C'est avec beaucoup de recul que j'ai relu cette adaptation de Christophe Bec, quelques années après sa parution.
Le Monde Perdu est un roman culte de 1912, du "père" de Sherlock Holmes, qui fait un joli clin d'oeil à Jules Verne et ses "voyages extraordinaires". De l'humour, une ambiance victorienne, des dinosaures, des personnages haut-en-couleurs...Du pain bénit pour un auteur de BD. Même un scénariste amateur peut pondre quelque chose de très bon.
L'histoire originale : L'ego masculin et l'accomplissement de l'image qu'un homme se fait de lui-même sont de puissantes forces de motivation derrière ses actions...Voilà de quoi parle le livre.
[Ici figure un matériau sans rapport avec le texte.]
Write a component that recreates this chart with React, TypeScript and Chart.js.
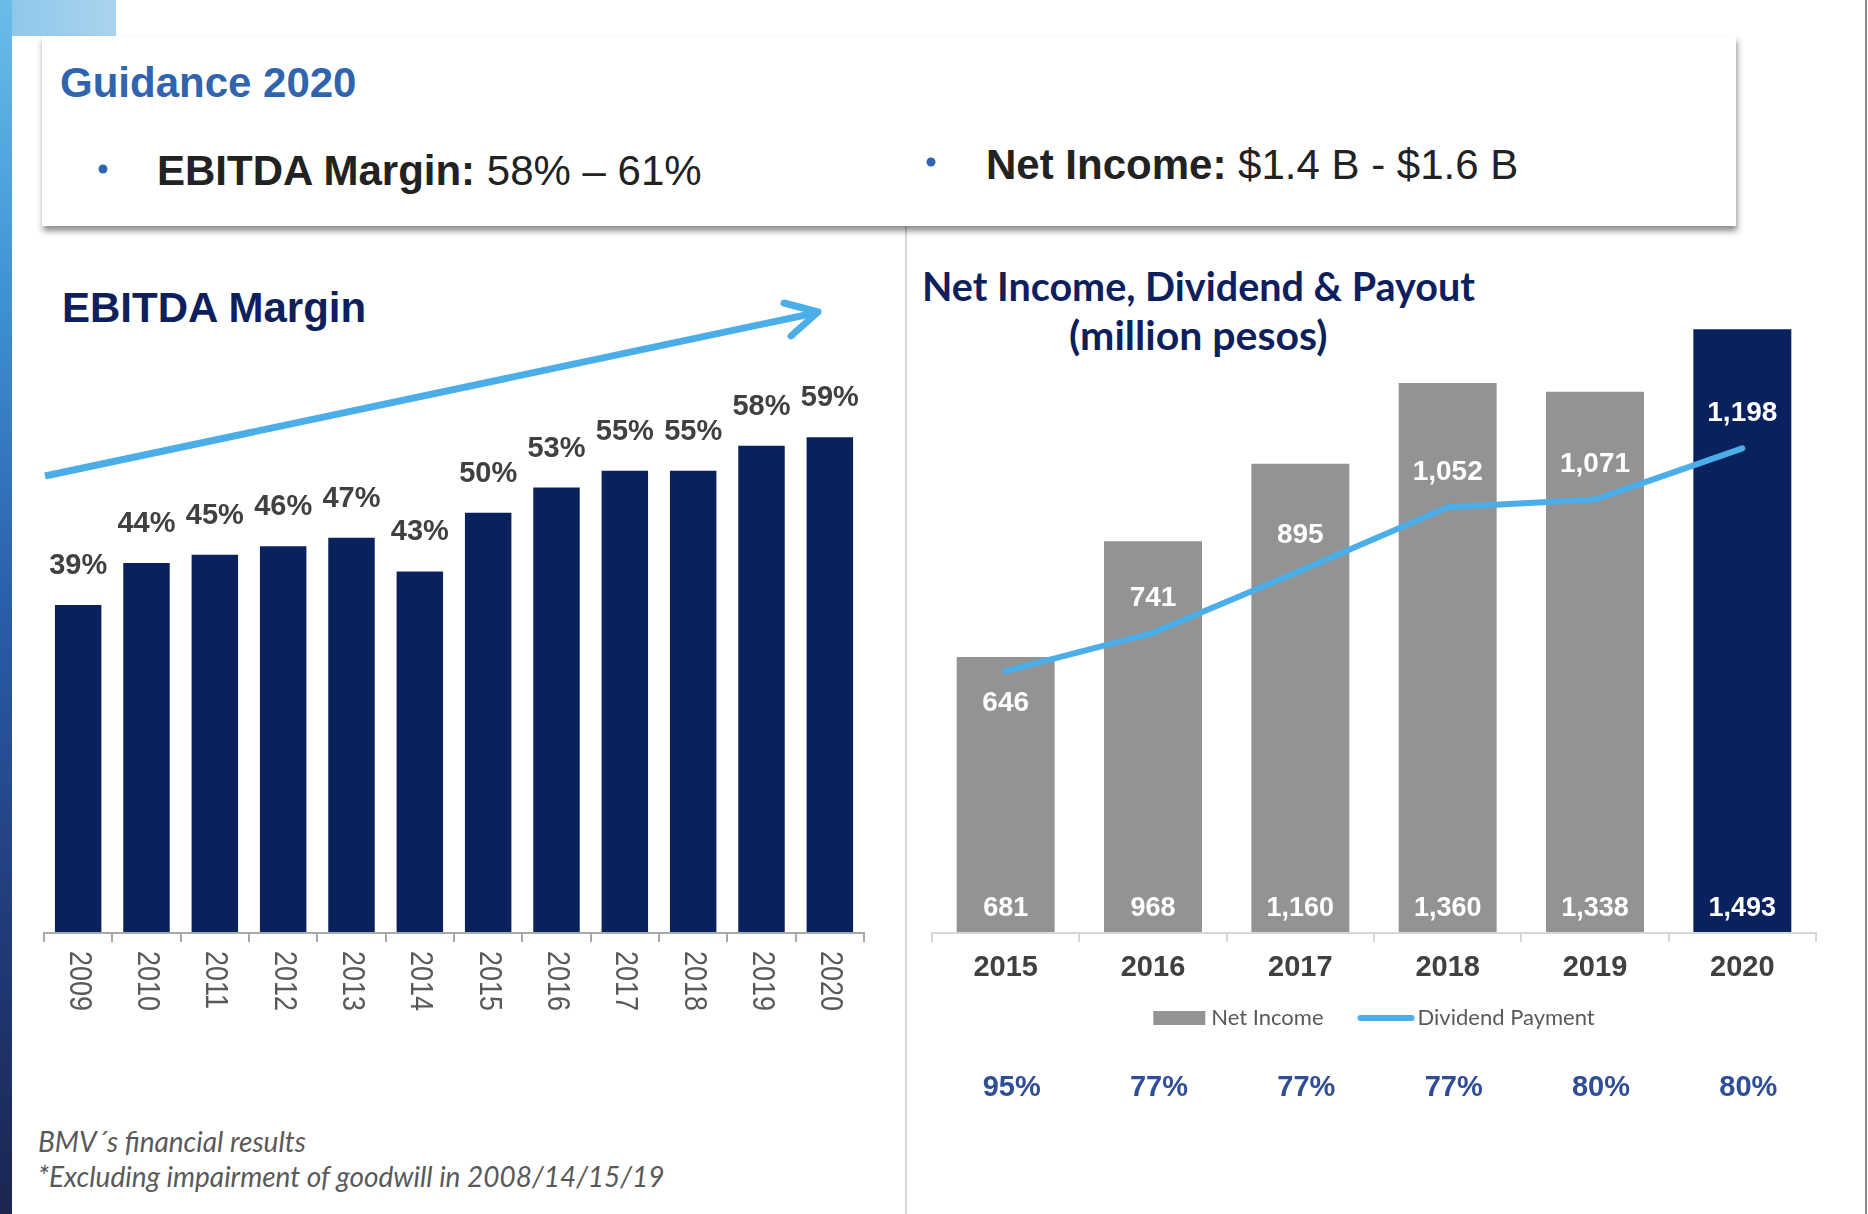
import React, { useEffect, useRef } from 'react';
import { Chart, registerables } from 'chart.js';

Chart.register(...registerables);

// ---------- data ----------
const ebitdaYears = ['2009', '2010', '2011', '2012', '2013', '2014', '2015', '2016', '2017', '2018', '2019', '2020'];
const ebitdaMargin = [39, 44, 45, 46, 47, 43, 50, 53, 55, 55, 58, 59];

const niYears = ['2015', '2016', '2017', '2018', '2019', '2020'];
const netIncome = [681, 968, 1160, 1360, 1338, 1493];
const dividend = [646, 741, 895, 1052, 1071, 1198];
const payout = [95, 77, 77, 77, 80, 80];

// ---------- styles ----------
const W = 1868;
const H = 1214;
const NAVY = '#09215C';
const GRAY_BAR = '#939393';
const SKY = '#4BAEE8';
const TITLE_NAVY = '#0D1F5C';
const ARIAL = "'Liberation Sans', Arial, sans-serif";
const CAL = "Lato, 'Open Sans', sans-serif";
const fmt = (v: number) => v.toLocaleString('en-US');

const leftDecor = {
  id: 'leftDecor',
  afterDatasetsDraw(chart: any) {
    const { ctx, chartArea: a, scales } = chart;
    const x = scales.x;
    const labels: string[] = chart.data.labels;
    const values: number[] = chart.data.datasets[0].data;
    const n = labels.length;
    ctx.save();
    ctx.strokeStyle = '#A8A8A8';
    ctx.lineWidth = 2;
    ctx.beginPath();
    ctx.moveTo(a.left, a.bottom + 1);
    ctx.lineTo(a.right, a.bottom + 1);
    for (let i = 0; i <= n; i++) {
      const px = Math.round(x.getPixelForValue(i - 0.5));
      ctx.moveTo(px, a.bottom);
      ctx.lineTo(px, a.bottom + 10);
    }
    ctx.stroke();

    ctx.fillStyle = '#595959';
    ctx.font = `31px ${ARIAL}`;
    ctx.textAlign = 'left';
    ctx.textBaseline = 'middle';
    labels.forEach((lab, i) => {
      const px = x.getPixelForValue(i);
      ctx.save();
      ctx.translate(px, a.bottom + 19);
      ctx.rotate(Math.PI / 2);
      ctx.scale(0.87, 1);
      ctx.fillText(lab, 0, 0);
      ctx.restore();
    });

    const meta = chart.getDatasetMeta(0);
    ctx.fillStyle = '#404040';
    ctx.font = `bold 29px ${ARIAL}`;
    ctx.textAlign = 'center';
    ctx.textBaseline = 'alphabetic';
    meta.data.forEach((el: any, i: number) => {
      ctx.fillText(`${values[i]}%`, el.x, el.y - 31);
    });
    ctx.restore();
  },
};

const rightDecor = {
  id: 'rightDecor',
  afterDatasetsDraw(chart: any) {
    const { ctx, chartArea: a, scales } = chart;
    const x = scales.x;
    const labels: string[] = chart.data.labels;
    const ni: number[] = chart.data.datasets[0].data;
    const dv: number[] = chart.data.datasets[1].data;
    const bars = chart.getDatasetMeta(0).data;
    const pts = chart.getDatasetMeta(1).data;
    const n = labels.length;
    ctx.save();
    // axis
    ctx.strokeStyle = '#D6D6D6';
    ctx.lineWidth = 2;
    ctx.beginPath();
    ctx.moveTo(a.left, a.bottom + 1);
    ctx.lineTo(a.right, a.bottom + 1);
    for (let i = 0; i <= n; i++) {
      const px = Math.round(x.getPixelForValue(i - 0.5));
      ctx.moveTo(px, a.bottom);
      ctx.lineTo(px, a.bottom + 10);
    }
    ctx.stroke();

    // net income labels (inside bars, at the bottom)
    ctx.fillStyle = '#FFFFFF';
    ctx.font = `bold 27px ${ARIAL}`;
    ctx.textAlign = 'center';
    ctx.textBaseline = 'alphabetic';
    bars.forEach((b: any, i: number) => ctx.fillText(fmt(ni[i]), b.x, a.bottom - 16));

    // dividend labels
    ctx.font = `bold 28px ${ARIAL}`;
    ctx.textBaseline = 'middle';
    pts.forEach((p: any, i: number) => {
      let y = p.y - 35;
      if (y - 14 < bars[i].y) y = p.y + 32;
      ctx.fillText(fmt(dv[i]), p.x, y);
    });

    // category labels
    ctx.fillStyle = '#404040';
    ctx.font = `bold 29px ${ARIAL}`;
    labels.forEach((l, i) => ctx.fillText(l, x.getPixelForValue(i), a.bottom + 36));

    // legend
    const ly = a.bottom + 86;
    ctx.font = `22px ${CAL}`;
    const t1 = chart.data.datasets[0].label;
    const t2 = chart.data.datasets[1].label;
    const w1 = ctx.measureText(t1).width;
    const w2 = ctx.measureText(t2).width;
    const total = 52 + 6 + w1 + 34 + 57 + 3 + w2;
    let lx = (a.left + a.right) / 2 - total / 2;
    ctx.fillStyle = GRAY_BAR;
    ctx.fillRect(lx, ly - 7, 52, 14);
    lx += 58;
    ctx.fillStyle = '#595959';
    ctx.textAlign = 'left';
    ctx.fillText(t1, lx, ly);
    lx += w1 + 34;
    ctx.strokeStyle = SKY;
    ctx.lineWidth = 6;
    ctx.lineCap = 'round';
    ctx.beginPath();
    ctx.moveTo(lx + 3, ly);
    ctx.lineTo(lx + 54, ly);
    ctx.stroke();
    lx += 60;
    ctx.fillText(t2, lx, ly);

    // payout row
    ctx.fillStyle = '#2F4E96';
    ctx.font = `bold 29px ${ARIAL}`;
    ctx.textAlign = 'center';
    payout.forEach((v, i) => ctx.fillText(`${v}%`, x.getPixelForValue(i) + 6, a.bottom + 156));
    ctx.restore();
  },
};

function Charts() {
  const leftRef = useRef<HTMLCanvasElement>(null);
  const rightRef = useRef<HTMLCanvasElement>(null);

  useEffect(() => {
    const left = new Chart(leftRef.current as HTMLCanvasElement, {
      type: 'bar',
      data: {
        labels: ebitdaYears,
        datasets: [
          {
            label: 'EBITDA Margin',
            data: ebitdaMargin,
            backgroundColor: NAVY,
            barPercentage: 0.68,
            categoryPercentage: 1,
          },
        ],
      },
      options: {
        responsive: false,
        animation: false,
        layout: { padding: { left: 44, right: W - 864, top: 345, bottom: H - 932 } },
        scales: {
          x: { display: false },
          y: { display: false, min: 0, max: 70 },
        },
        plugins: { legend: { display: false }, tooltip: { enabled: false } },
      },
      plugins: [leftDecor],
    });

    const right = new Chart(rightRef.current as HTMLCanvasElement, {
      type: 'bar',
      data: {
        labels: niYears,
        datasets: [
          {
            type: 'bar',
            label: 'Net Income',
            data: netIncome,
            backgroundColor: (c: any) => (c.dataIndex === netIncome.length - 1 ? NAVY : GRAY_BAR),
            barPercentage: 0.665,
            categoryPercentage: 1,
            order: 1,
          },
          {
            type: 'line',
            label: 'Dividend Payment',
            data: dividend,
            borderColor: SKY,
            borderWidth: 6,
            pointRadius: 0,
            tension: 0,
            order: 0,
            borderCapStyle: 'round',
            borderJoinStyle: 'round',
          },
        ] as any,
      },
      options: {
        responsive: false,
        animation: false,
        layout: { padding: { left: 932, right: W - 1816, top: 286, bottom: H - 932 } },
        scales: {
          x: { display: false },
          y: { display: false, min: 0, max: 1600 },
        },
        plugins: { legend: { display: false }, tooltip: { enabled: false } },
      },
      plugins: [rightDecor],
    });

    return () => {
      left.destroy();
      right.destroy();
    };
  }, []);

  const cs: React.CSSProperties = { position: 'absolute', left: 0, top: 0, width: W, height: H };
  return (
    <>
      <canvas ref={leftRef} width={W} height={H} style={cs} />
      <canvas ref={rightRef} width={W} height={H} style={cs} />
    </>
  );
}

export default function App() {
  return (
    <div style={{ position: 'absolute', left: 0, top: 0, width: W, height: H, overflow: 'hidden', background: '#fff' }}>
      <svg width={W} height={H} style={{ position: 'absolute', left: 0, top: 0 }}>
        <defs>
          <linearGradient id="strip" x1="0" y1="0" x2="0" y2="1">
            <stop offset="0" stopColor="#6ABDEA" />
            <stop offset="0.25" stopColor="#3E91D2" />
            <stop offset="0.5" stopColor="#2A5EA9" />
            <stop offset="0.75" stopColor="#213C7C" />
            <stop offset="1" stopColor="#1B2550" />
          </linearGradient>
          <linearGradient id="corner" x1="0" y1="0" x2="1" y2="0">
            <stop offset="0" stopColor="#8CC6EA" />
            <stop offset="1" stopColor="#A9D4EF" />
          </linearGradient>
          <filter id="sh" x="-5%" y="-20%" width="110%" height="150%">
            <feDropShadow dx="1" dy="5" stdDeviation="3" floodColor="#000" floodOpacity="0.45" />
          </filter>
        </defs>
        <rect x={0} y={0} width={W} height={H} fill="#fff" />
        <rect x={0} y={0} width={116} height={36} fill="url(#corner)" />
        <rect x={0} y={0} width={12} height={H} fill="url(#strip)" />
        <line x1={906} y1={226} x2={906} y2={H} stroke="#D6D6D6" strokeWidth={2} />
        <line x1={1866} y1={0} x2={1866} y2={H} stroke="#8A8A8A" strokeWidth={2} />
        <rect x={42} y={36} width={1694} height={190} fill="#fff" filter="url(#sh)" />

        <text x={60} y={97} fontFamily={ARIAL} fontWeight="bold" fontSize={42} fill="#2F64AE">Guidance 2020</text>
        <circle cx={103} cy={169} r={4.5} fill="#2F64AE" />
        <text x={157} y={185} fontFamily={ARIAL} fontSize={42} fill="#222">
          <tspan fontWeight="bold">EBITDA Margin:</tspan> 58% – 61%
        </text>
        <circle cx={931} cy={162} r={4.5} fill="#2F64AE" />
        <text x={986} y={179} fontFamily={ARIAL} fontSize={42} fill="#222">
          <tspan fontWeight="bold">Net Income:</tspan> $1.4 B - $1.6 B
        </text>

        <text x={62} y={322} fontFamily={ARIAL} fontWeight="bold" fontSize={42} fill={TITLE_NAVY}>EBITDA Margin</text>
        <text x={922} y={301} fontFamily={CAL} fontWeight="bold" fontSize={39.5} fill={TITLE_NAVY}>Net Income, Dividend &amp; Payout</text>
        <text x={1069} y={350} fontFamily={CAL} fontWeight="bold" fontSize={41} fill={TITLE_NAVY}>(million pesos)</text>

        <line x1={45} y1={476} x2={815} y2={313} stroke={SKY} strokeWidth={7} />
        <polyline points="784,303 818,312 791,336" fill="none" stroke={SKY} strokeWidth={7} strokeLinecap="round" strokeLinejoin="round" />

        <text x={38} y={1152} fontFamily={CAL} fontStyle="italic" fontSize={28} fill="#595959">BMV´s financial results</text>
        <text x={38} y={1187} fontFamily={CAL} fontStyle="italic" fontSize={28} fill="#595959">*Excluding impairment of goodwill in 2008/14/15/19</text>
      </svg>
      <Charts />
    </div>
  );
}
Les féministes en PLS.
Le roman parle également de la façon dont la science évolue et redéfinit toujours des choses que nous tenons pour acquises. L'essentiel de ce récit du journaliste Ned Malone se déroule au fin fond de la jungle amazonienne, en Amérique du Sud, loin de la civilisation et du confort de la révolution industrielle, où deux professeurs tentent de se discréditer l'un l'autre. L'un pense que des dinosaures sont encore vivants dans cette jungle tropicale, l'autre non.
Malone indique clairement que son seul but en accompagnant le professeur Challenger est de donner "un sens à sa vie", et plus particulièrement d'impressionner sa fiancée Gladys. Le chasseur Lord Roxton veut accrocher un trophée de dinosaure dans son salon. Le professeur Challenger veut dissiper tous les doutes et questions sur sa supériorité auprès de ses confrères. Le professeur Summerlee, plus ou moins là sous la pression de l'académie, apparaît comme le seul aventurier à la poursuite de la science.
Les aventuriers trouvent finalement la terre mystique des animaux préhistoriques et l'esprit aventureux qui sommeille en eux. Ils reviennent à Londres, mais sont traités de menteurs et de charlatan. On crie au fake. Par chance, ils ont ramené un ptérosaure vivant de leur périple. Qui s'échappe. Les voilà finalement considérés comme des héros.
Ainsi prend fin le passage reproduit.